No, they couldn't. One person's savings is another person's debt. If everyone tries to save then no one can; this is the paradox of thrift.


https://en.m.wikipedia.org/wiki/Paradox_of_thrift#Criticisms

Just because someone gives it a formal name doesn't mean it's true.

>One person's savings is another person's debt.

Only if you treat fiat currency (or bank deposits in general, the paradox you mention was formulated long before we got off the gold standard) as the only possible form of savings.


Sticking gold in a vault is only a means to saving if you have a reasonable expectation that when you take it out you can use it to obtain goods and services. It is thus a disguised claim on future production, and so relies on debt to exactly the same degree as bank money.


The entire point of debt is to bring future revenue to the present so that you don't have to wait for savings to trickle in every year.


At the cost of some portion of your future revenue


and if that future revenue is N times greater than you would otherwise get without debt, then it's still better to take on debt.

Would you rather have 90% of $1M or 100% of $800k?


>if

That single word is doing all of the heavy lifting for you. "If" the housing market will never crash, then it's a surefire safe investment! Better buy tons of houses to flip on credit. There's no guarantee that your debt/investment will succeed, which is why banks try (and often enough, fail) to price in risk with things like varying interest rates, collateral, etc.

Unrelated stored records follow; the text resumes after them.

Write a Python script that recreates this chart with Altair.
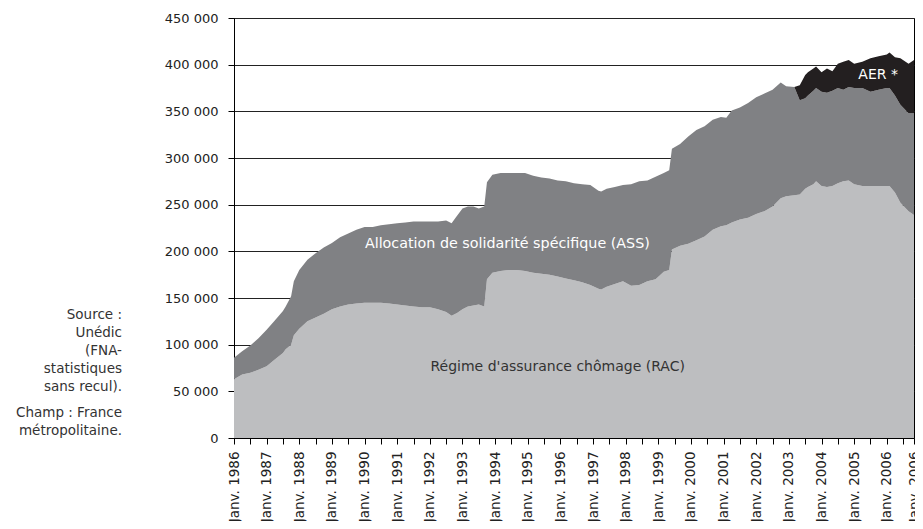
import altair as alt
import pandas as pd

# months since January 1986
months = [0, 3, 6, 9, 12, 15, 18, 19, 21, 22, 24, 27, 30, 33, 36, 39, 42, 45, 48, 51,
          54, 57, 60, 63, 66, 69, 72, 75, 78, 80, 82, 84, 86, 88, 90, 92, 93, 95, 98, 101,
          104, 107, 110, 113, 116, 119, 122, 125, 128, 131, 134, 135, 137, 140, 143, 146, 149, 152, 155, 158,
          160, 161, 164, 167, 170, 173, 176, 179, 181, 183, 186, 189, 192, 195, 198, 201, 203, 206, 208, 210,
          211, 213, 214, 216, 218, 220, 222, 224, 226, 228, 231, 234, 237, 240, 241, 243, 245, 248, 250]

# thousands of beneficiaries
rac = [63, 68, 70, 73, 77, 84, 91, 95, 100, 110, 117, 125, 129, 133, 138, 141, 143, 144, 145, 145,
       145, 144, 143, 142, 141, 140, 140, 138, 135, 131, 134, 138, 141, 142, 143, 141, 170, 177, 179, 180,
       180, 179, 177, 176, 175, 173, 171, 169, 167, 164, 160, 159, 162, 165, 168, 163, 164, 168, 170, 178,
       180, 202, 206, 208, 212, 216, 223, 227, 228, 231, 234, 236, 240, 243, 248, 257, 259, 260, 261, 267,
       269, 272, 275, 270, 269, 270, 273, 275, 276, 272, 270, 270, 270, 270, 270, 263, 252, 243, 239]

ass = [23, 25, 29, 34, 39, 42, 45, 46, 52, 58, 63, 66, 69, 71, 71, 74, 76, 79, 81, 81,
       83, 85, 87, 89, 91, 92, 92, 94, 98, 99, 104, 108, 107, 106, 103, 107, 104, 105, 105, 104,
       104, 105, 104, 103, 103, 103, 104, 104, 105, 107, 105, 105, 105, 104, 103, 109, 111, 108, 110, 106,
       107, 108, 109, 115, 118, 118, 118, 117, 115, 120, 120, 123, 125, 126, 125, 124, 118, 116, 101, 97,
       98, 100, 100, 101, 101, 102, 102, 98, 100, 103, 105, 101, 103, 105, 105, 104, 105, 105, 109]

aer = [0] * 77 + [0, 16, 25,
       25, 24, 23, 21, 26, 21, 26, 30, 29, 26, 28, 36, 36, 36, 38, 41, 50, 53, 57]

series_names = ["Régime d'assurance chômage (RAC)",
                "Allocation de solidarité spécifique (ASS)",
                "AER *"]
series_colors = ["#bdbec0", "#808184", "#231f20"]

rows = []
for i, m in enumerate(months):
    for k, vals in enumerate([rac, ass, aer]):
        rows.append({"mois": m, "serie": series_names[k], "ordre": k,
                     "effectif": vals[i] * 1000})
df = pd.DataFrame(rows)

x_ticks = list(range(0, 250, 6)) + [250]
y_ticks = list(range(0, 450001, 50000))
FONT = "DejaVu Sans"

x_scale = alt.Scale(domain=[0, 250], nice=False, zero=False)
y_scale = alt.Scale(domain=[0, 450000], nice=False)
x_axis = alt.Axis(
    values=x_ticks,
    labelExpr="datum.value % 12 == 0 ? 'Janv. ' + (1986 + datum.value / 12) : (datum.value == 250 ? 'Janv. 2006' : '')",
    labelAngle=270, labelAlign="right", labelBaseline="middle",
    labelOverlap=False, labelFlush=False, labelPadding=7,
    tickSize=6, tickColor="#000", domainColor="#000", grid=False,
    labelFont=FONT, labelFontSize=13.5, labelColor="#222", title=None,
)
y_axis = alt.Axis(
    values=y_ticks,
    labelExpr="replace(format(datum.value, ','), ',', ' ')",
    grid=True, gridColor="#222", gridWidth=1, labelOverlap=False,
    tickSize=6, tickColor="#000", domainColor="#000", labelPadding=10,
    labelFont=FONT, labelFontSize=13, labelColor="#222", title=None,
)

areas = alt.Chart(df).mark_area(interpolate="linear", opacity=1).encode(
    x=alt.X("mois:Q", scale=x_scale, axis=x_axis),
    y=alt.Y("effectif:Q", stack="zero", scale=y_scale, axis=y_axis),
    color=alt.Color("serie:N", scale=alt.Scale(domain=series_names, range=series_colors), legend=None),
    order=alt.Order("ordre:Q", sort="ascending"),
)


def label(text, xm, yv, color, size):
    d = pd.DataFrame({"t": [text], "mois": [xm], "effectif": [yv]})
    return alt.Chart(d).mark_text(
        font=FONT, fontSize=size, color=color, align="center", baseline="middle"
    ).encode(
        x=alt.X("mois:Q", scale=x_scale, axis=x_axis),
        y=alt.Y("effectif:Q", stack=None, scale=y_scale, axis=y_axis),
        text="t:N",
    )


ann_ass = label("Allocation de solidarité spécifique (ASS)", 100.5, 208000, "#ffffff", 14.3)
ann_rac = label("Régime d'assurance chômage (RAC)", 119, 76000, "#333333", 14)
ann_aer = label("AER *", 236.8, 389000, "#ffffff", 14)

note_src = alt.Chart(pd.DataFrame({"t": ["Source :\nUnédic\n(FNA-\nstatistiques\nsans recul)."]})).mark_text(
    font=FONT, fontSize=13.5, color="#333", align="right", baseline="top", lineBreak="\n", lineHeight=18
).encode(x=alt.value(-112), y=alt.value(290), text="t:N")
note_champ = alt.Chart(pd.DataFrame({"t": ["Champ : France\nmétropolitaine."]})).mark_text(
    font=FONT, fontSize=13.5, color="#333", align="right", baseline="top", lineBreak="\n", lineHeight=18
).encode(x=alt.value(-112), y=alt.value(388), text="t:N")

chart = alt.layer(areas, ann_ass, ann_rac, ann_aer, note_src, note_champ).properties(
    width=680, height=420,
    autosize=alt.AutoSizeParams(type="none"),
    padding={"left": 226, "top": 10, "right": 1, "bottom": 83},
).configure_view(stroke="#000", strokeWidth=1).configure_axis(labelOverlap=False)

chart.save("out.html", embed_options={"renderer": "svg", "actions": False})
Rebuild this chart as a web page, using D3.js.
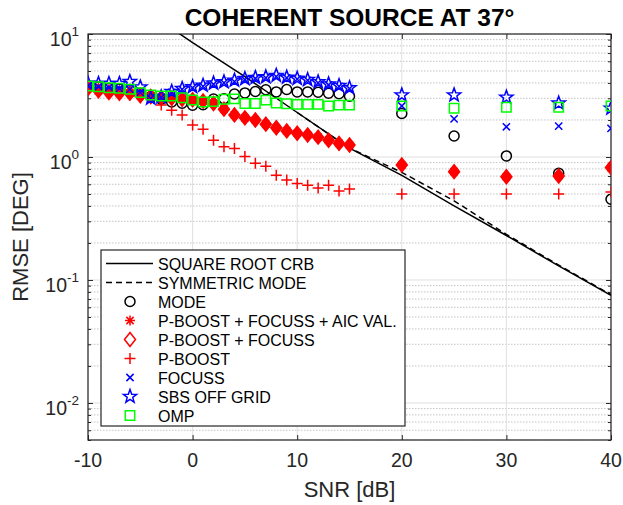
<!DOCTYPE html>
<html><head><meta charset="utf-8">
<script src="https://cdn.jsdelivr.net/npm/d3@7"></script>
<style>body{margin:0;background:#fff;} svg{display:block;font-family:"Liberation Sans",Arial,Helvetica,sans-serif;}</style>
</head><body><svg id="c" width="623" height="505"></svg>
<script>
// ---------------- data ----------------
const snr = [-10,-9,-8,-7,-6,-5,-4,-3,-2,-1,0,1,2,3,4,5,6,7,8,9,10,11,12,13,14,15,20,25,30,35,40];
const crbSnr = [-10,-5,0,5,10,15,20,25,30,35,40];
const crb = [33,16.6,8.5,4.5,2.3,1.18,0.71,0.40,0.23,0.13,0.075];
const symSnr = [10,15,20,25,30,35,40];
const symMode = [2.3,1.18,0.75,0.44,0.235,0.132,0.076];
const mode = [3.8,3.7,3.6,3.55,3.5,3.3,3.1,2.95,2.8,2.74,2.64,2.66,2.96,2.97,3.25,3.32,3.41,3.52,3.38,3.54,3.38,3.38,3.36,3.3,3.27,3.12,2.26,1.48,1.02,0.737,0.453];
const pbFocAic = [3.6,3.45,3.35,3.3,3.3,3.15,3.1,3.05,3.0,2.95,2.92,2.85,2.72,2.45,2.2,2.08,2.0,1.85,1.73,1.63,1.56,1.51,1.45,1.37,1.29,1.25,0.86,0.76,0.69,0.70,0.82];
const pbFoc = [3.6,3.45,3.35,3.3,3.3,3.15,3.1,3.05,3.0,2.95,2.92,2.85,2.72,2.45,2.2,2.08,2.0,1.85,1.73,1.63,1.56,1.51,1.45,1.37,1.29,1.25,0.86,0.76,0.69,0.70,0.82];
const pBoost = [3.75,3.55,3.45,3.35,3.3,3.1,3.0,2.65,2.4,2.19,1.82,1.68,1.37,1.21,1.17,1.01,0.89,0.84,0.71,0.65,0.61,0.59,0.56,0.59,0.53,0.55,0.5,0.5,0.5,0.5,0.52];
const focuss = [3.8,3.73,3.66,3.6,3.55,3.35,3.0,3.05,3.35,3.55,3.65,3.75,3.9,4.0,4.1,4.25,4.35,4.4,4.5,4.4,4.3,4.2,4.0,3.85,3.75,3.6,2.6,2.04,1.76,1.78,1.71];
const sbs = [3.97,3.95,3.95,3.95,4.1,3.7,3.0,3.08,3.4,3.6,3.72,3.82,3.98,4.08,4.2,4.33,4.42,4.48,4.6,4.45,4.35,4.25,4.08,3.92,3.8,3.65,3.19,3.19,3.06,2.74,2.49];
const omp = [3.78,3.73,3.66,3.62,3.55,3.34,3.19,3.13,3.13,3.03,2.91,2.8,2.82,2.95,2.97,2.72,2.72,2.9,2.75,2.71,2.68,2.68,2.68,2.6,2.64,2.64,2.6,2.49,2.54,2.54,2.6];
const xTicks = [-10,0,10,20,30,40];
const yTickExp = [-2,-1,0,1];
const legendLabels = ["SQUARE ROOT CRB","SYMMETRIC MODE","MODE","P-BOOST + FOCUSS + AIC VAL.","P-BOOST + FOCUSS","P-BOOST","FOCUSS","SBS OFF GRID","OMP"];
const titleText = "COHERENT SOURCE AT 37°";

// ---------------- layout ----------------
const L = 88, R = 611, T = 34, B = 440;
const axisCol = "#262626";
const svg = d3.select("#c");
const x = d3.scaleLinear().domain([-10, 40]).range([L, R]);
const y = d3.scaleLog().domain([0.005, 10]).range([B, T]);

svg.append("defs").append("clipPath").attr("id","clip")
  .append("rect").attr("x",L).attr("y",T).attr("width",R-L).attr("height",B-T);

const minorVals = [];
[-3,-2,-1,0].forEach(e => { for (let k=2;k<=9;k++){ const v=k*Math.pow(10,e); if (v>=0.005 && v<10) minorVals.push(v);} });

// grid
const grid = svg.append("g");
grid.selectAll("line.mn").data(minorVals).join("line")
  .attr("x1",L).attr("x2",R).attr("y1",d=>y(d)).attr("y2",d=>y(d))
  .attr("stroke","#c4c4c4").attr("stroke-width",1).attr("stroke-dasharray","1.5,1.5");
grid.selectAll("line.mj").data(yTickExp.map(e=>Math.pow(10,e))).join("line")
  .attr("x1",L).attr("x2",R).attr("y1",d=>y(d)).attr("y2",d=>y(d))
  .attr("stroke","#e0e0e0").attr("stroke-width",1);
grid.selectAll("line.vx").data(xTicks).join("line")
  .attr("x1",d=>x(d)).attr("x2",d=>x(d)).attr("y1",T).attr("y2",B)
  .attr("stroke","#e0e0e0").attr("stroke-width",1);

// axes with inward ticks
const axB = svg.append("g").attr("transform",`translate(0,${B})`)
  .call(d3.axisBottom(x).tickValues(xTicks).tickSize(-5).tickFormat(""));
const axTop = svg.append("g").attr("transform",`translate(0,${T})`)
  .call(d3.axisTop(x).tickValues(xTicks).tickSize(-5).tickFormat(""));
const axLmin = svg.append("g").attr("transform",`translate(${L},0)`)
  .call(d3.axisLeft(y).tickValues(minorVals).tickSize(-3).tickFormat(""));
const axLmaj = svg.append("g").attr("transform",`translate(${L},0)`)
  .call(d3.axisLeft(y).tickValues(yTickExp.map(e=>Math.pow(10,e))).tickSize(-5).tickFormat(""));
const axRmin = svg.append("g").attr("transform",`translate(${R},0)`)
  .call(d3.axisRight(y).tickValues(minorVals).tickSize(-3).tickFormat(""));
const axRmaj = svg.append("g").attr("transform",`translate(${R},0)`)
  .call(d3.axisRight(y).tickValues(yTickExp.map(e=>Math.pow(10,e))).tickSize(-5).tickFormat(""));
[axB,axTop,axLmin,axLmaj,axRmin,axRmaj].forEach(g=>{
  g.select(".domain").remove();
  g.selectAll(".tick line").attr("stroke",axisCol).attr("stroke-width",1);
});
svg.append("rect").attr("x",L).attr("y",T).attr("width",R-L).attr("height",B-T)
  .attr("fill","none").attr("stroke",axisCol).attr("stroke-width",1.2);

// tick labels
svg.append("g").selectAll("text").data(xTicks).join("text")
  .attr("x",d=>x(d)).attr("y",467).attr("text-anchor","middle")
  .attr("font-size",19.5).attr("fill",axisCol).text(d=>d);
const yl = svg.append("g").selectAll("text").data(yTickExp).join("text")
  .attr("x",79).attr("y",e=>y(Math.pow(10,e))+12).attr("text-anchor","end")
  .attr("font-size",19.5).attr("fill",axisCol);
yl.append("tspan").text("10");
yl.append("tspan").attr("dy",-10).attr("font-size",13.5).text(e=>e);

// axis labels and title
svg.append("text").attr("x",(L+R)/2).attr("y",497).attr("text-anchor","middle")
  .attr("font-size",22).attr("fill",axisCol).text("SNR [dB]");
svg.append("text").attr("transform",`translate(28,${(T+B)/2}) rotate(-90)`).attr("text-anchor","middle")
  .attr("font-size",22).attr("fill",axisCol).text("RMSE [DEG]");
svg.append("text").attr("x",(L+R)/2).attr("y",26).attr("text-anchor","middle")
  .attr("font-size",24.5).attr("font-weight","bold").attr("fill","#000").text(titleText);

// markers
function starPath(ro, ri){
  let p=""; for(let i=0;i<10;i++){const r=i%2?ri:ro; const a=-Math.PI/2+i*Math.PI/5;
    p+=(i?"L":"M")+(r*Math.cos(a)).toFixed(2)+","+(r*Math.sin(a)).toFixed(2);} return p+"Z";
}
const shapes = {
  circle: {d: d3.symbol(d3.symbolCircle, Math.PI*25)(), fill:false},
  asterisk: {d:"M-5,0H5M0,-5V5M-3.6,-3.6L3.6,3.6M-3.6,3.6L3.6,-3.6", fill:false},
  diamond: {d:"M0,-7L5.5,0L0,7L-5.5,0Z", fill:true},
  plus: {d:"M-5.5,0H5.5M0,-5.5V5.5", fill:false},
  cross: {d:"M-3.6,-3.6L3.6,3.6M-3.6,3.6L3.6,-3.6", fill:false},
  star: {d: starPath(7,2.9), fill:false},
  square: {d:"M-4.7,-4.7h9.4v9.4h-9.4Z", fill:false}
};
const series = [
  {vals:mode, shape:"circle", color:"#000000"},
  {vals:pbFocAic, shape:"asterisk", color:"#ff0000"},
  {vals:pbFoc, shape:"diamond", color:"#ff0000"},
  {vals:pBoost, shape:"plus", color:"#ff0000"},
  {vals:focuss, shape:"cross", color:"#0000ff"},
  {vals:sbs, shape:"star", color:"#0000ff"},
  {vals:omp, shape:"square", color:"#00ff00"}
];

const plot = svg.append("g").attr("clip-path","url(#clip)");
const line = d3.line().x(d=>x(d[0])).y(d=>y(d[1]));
plot.append("path").datum(crbSnr.map((s,i)=>[s,crb[i]])).attr("d",line)
  .attr("fill","none").attr("stroke","#000").attr("stroke-width",1.5);
plot.append("path").datum(symSnr.map((s,i)=>[s,symMode[i]])).attr("d",line)
  .attr("fill","none").attr("stroke","#000").attr("stroke-width",1.5).attr("stroke-dasharray","6,4");

function drawShape(sel, s, color, filled){
  const sh = shapes[s];
  sel.attr("d",sh.d).attr("fill",(filled && sh.fill)?color:"none")
    .attr("stroke",color).attr("stroke-width",1.5);
}
series.forEach(se=>{
  plot.append("g").selectAll("path").data(snr.map((s,i)=>[s,se.vals[i]])).join("path")
    .attr("transform",d=>`translate(${x(d[0])},${y(d[1])})`)
    .call(sel=>drawShape(sel, se.shape, se.color, true));
});

// legend
const lg = svg.append("g");
lg.append("rect").attr("x",101).attr("y",250).attr("width",304).attr("height",176)
  .attr("fill","#fff").attr("stroke",axisCol).attr("stroke-width",1.2);
const rowY = i => 263.5 + i*19;
lg.append("line").attr("x1",106).attr("x2",153).attr("y1",rowY(0)).attr("y2",rowY(0))
  .attr("stroke","#000").attr("stroke-width",1.5);
lg.append("line").attr("x1",106).attr("x2",153).attr("y1",rowY(1)).attr("y2",rowY(1))
  .attr("stroke","#000").attr("stroke-width",1.5).attr("stroke-dasharray","6,4");
series.forEach((se,i)=>{
  lg.append("path").attr("transform",`translate(130,${rowY(i+2)})`)
    .call(sel=>drawShape(sel, se.shape, se.color, false));
});
lg.selectAll("text").data(legendLabels).join("text")
  .attr("x",158).attr("y",(d,i)=>rowY(i)+6).attr("font-size",16).attr("fill","#000").text(d=>d);
</script></body></html>
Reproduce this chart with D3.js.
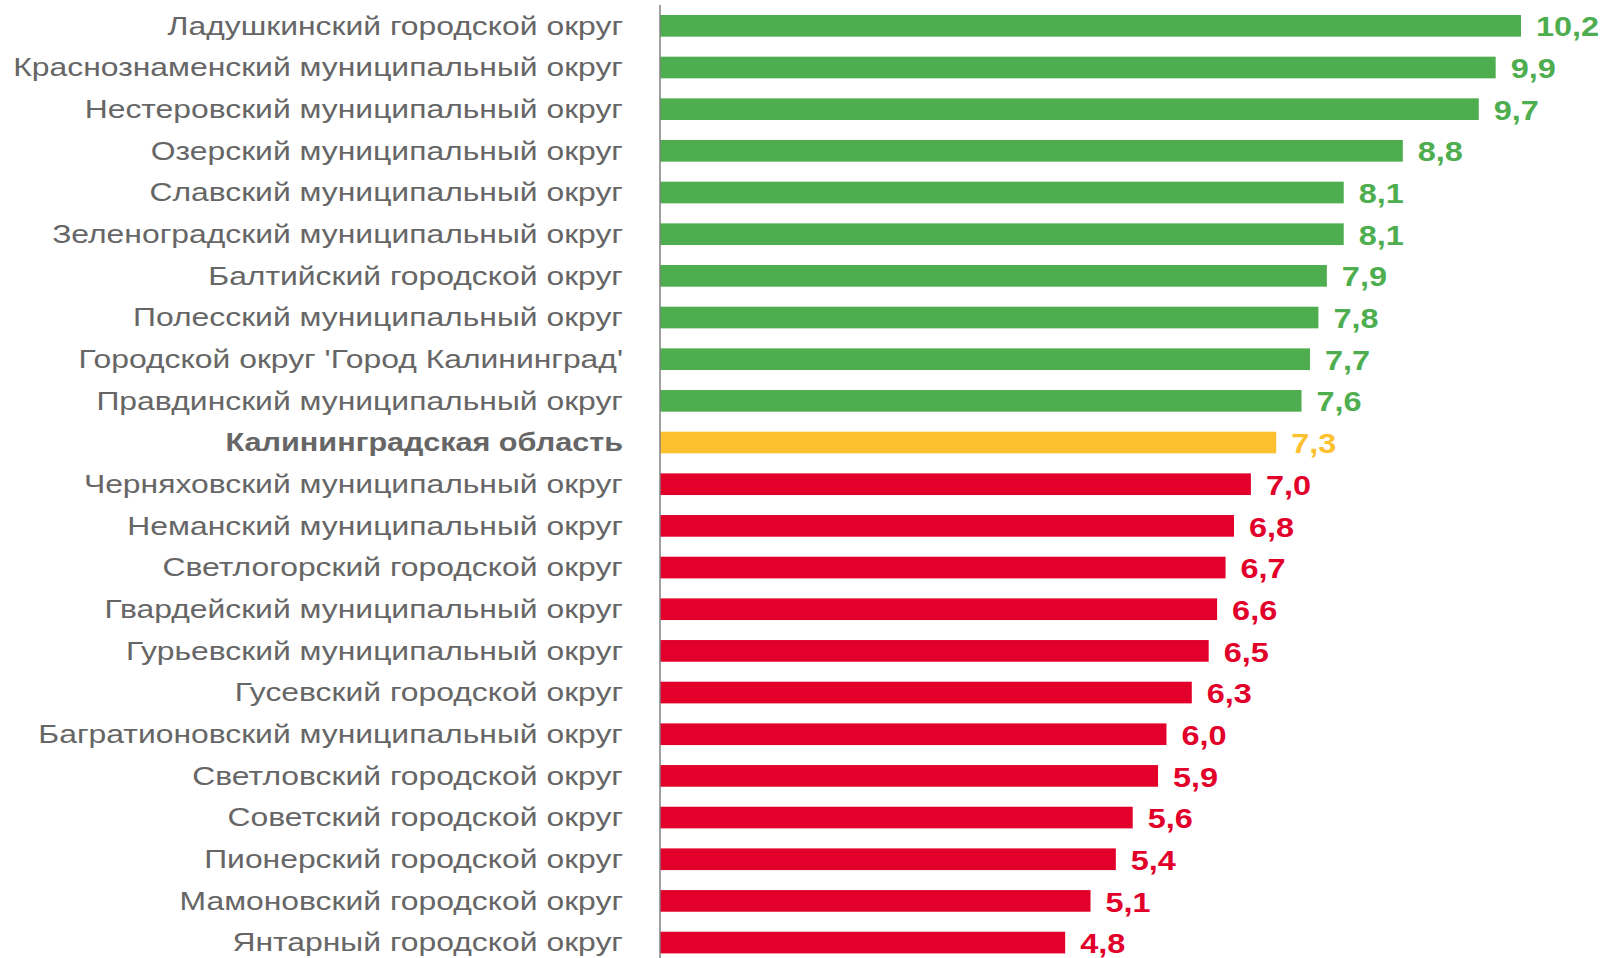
<!DOCTYPE html>
<html>
<head>
<meta charset="utf-8">
<script src="https://cdn.jsdelivr.net/npm/d3@7"></script>
<style>
  html, body { margin: 0; padding: 0; background: #fff; }
  svg { display: block; font-family: Arial, "Liberation Sans", sans-serif; }
</style>
</head>
<body>
<svg id="chart" width="1603" height="958"></svg>
<script>
const categories = [
  "Ладушкинский городской округ",
  "Краснознаменский муниципальный округ",
  "Нестеровский муниципальный округ",
  "Озерский муниципальный округ",
  "Славский муниципальный округ",
  "Зеленоградский муниципальный округ",
  "Балтийский городской округ",
  "Полесский муниципальный округ",
  "Городской округ 'Город Калининград'",
  "Правдинский муниципальный округ",
  "Калининградская область",
  "Черняховский муниципальный округ",
  "Неманский муниципальный округ",
  "Светлогорский городской округ",
  "Гвардейский муниципальный округ",
  "Гурьевский муниципальный округ",
  "Гусевский городской округ",
  "Багратионовский муниципальный округ",
  "Светловский городской округ",
  "Советский городской округ",
  "Пионерский городской округ",
  "Мамоновский городской округ",
  "Янтарный городской округ"
];
const values = [10.2, 9.9, 9.7, 8.8, 8.1, 8.1, 7.9, 7.8, 7.7, 7.6, 7.3, 7.0, 6.8, 6.7, 6.6, 6.5, 6.3, 6.0, 5.9, 5.6, 5.4, 5.1, 4.8];
const groups = ["above","above","above","above","above","above","above","above","above","above","region",
  "below","below","below","below","below","below","below","below","below","below","below","below"];
const groupColors = { above: "#4EAE4F", region: "#FDC02F", below: "#E2002B" };
const regionName = "Калининградская область";

const data = categories.map((c, i) => ({ name: c, value: values[i], group: groups[i] }));

const svg = d3.select("#chart");
const x0 = 660;
const x = d3.scaleLinear().domain([0, 10.2]).range([x0, 1521]);
const step = 41.67;
const pad = 0.48;
const y = d3.scaleBand()
  .domain(categories)
  .range([15 - step * pad / 2, 15 - step * pad / 2 + step * categories.length])
  .paddingInner(pad)
  .paddingOuter(pad / 2);

svg.selectAll("rect.bar").data(data).enter().append("rect")
  .attr("class", "bar")
  .attr("x", x(0))
  .attr("y", d => y(d.name))
  .attr("width", d => x(d.value) - x(0))
  .attr("height", y.bandwidth())
  .attr("fill", d => groupColors[d.group]);

// Category labels (reference text is horizontally stretched)
svg.selectAll("text.cat").data(data).enter().append("text")
  .attr("class", "cat")
  .attr("transform", d => `translate(623,${y(d.name) + y.bandwidth() / 2}) scale(${d.name === regionName ? 1.225 : 1.275},1)`)
  .attr("dy", "0.35em")
  .attr("text-anchor", "end")
  .attr("font-size", 25)
  .attr("font-weight", d => d.name === regionName ? "bold" : "normal")
  .attr("fill", "#666666")
  .text(d => d.name);

// Value labels
const fmt = d3.formatLocale({ decimal: ",", thousands: " ", grouping: [3], currency: ["", ""] }).format(".1f");
svg.selectAll("text.val").data(data).enter().append("text")
  .attr("class", "val")
  .attr("transform", d => `translate(${x(d.value) + 15},${y(d.name) + y.bandwidth() / 2 + 1}) scale(1.18,1)`)
  .attr("dy", "0.35em")
  .attr("font-size", 27.5)
  .attr("font-weight", "bold")
  .attr("fill", d => groupColors[d.group])
  .text(d => fmt(d.value));

// Axis line
svg.append("line")
  .attr("x1", x0).attr("x2", x0)
  .attr("y1", 5).attr("y2", 958)
  .attr("stroke", "#808080")
  .attr("stroke-width", 1.5);
</script>
</body>
</html>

the 90% accounts for the "if". my point is there an expected value for the future revenue amount, subject to your own assumptions about the probability of each outcome and your discount rate for the value of that money over time

in scenarios where your expected value discounted to present value is greater than the alternative, you make the investment. it's really finance 101... it's just NPV


AFAIK the standard economic opinion is that this is suboptimal and leads to underinvestment.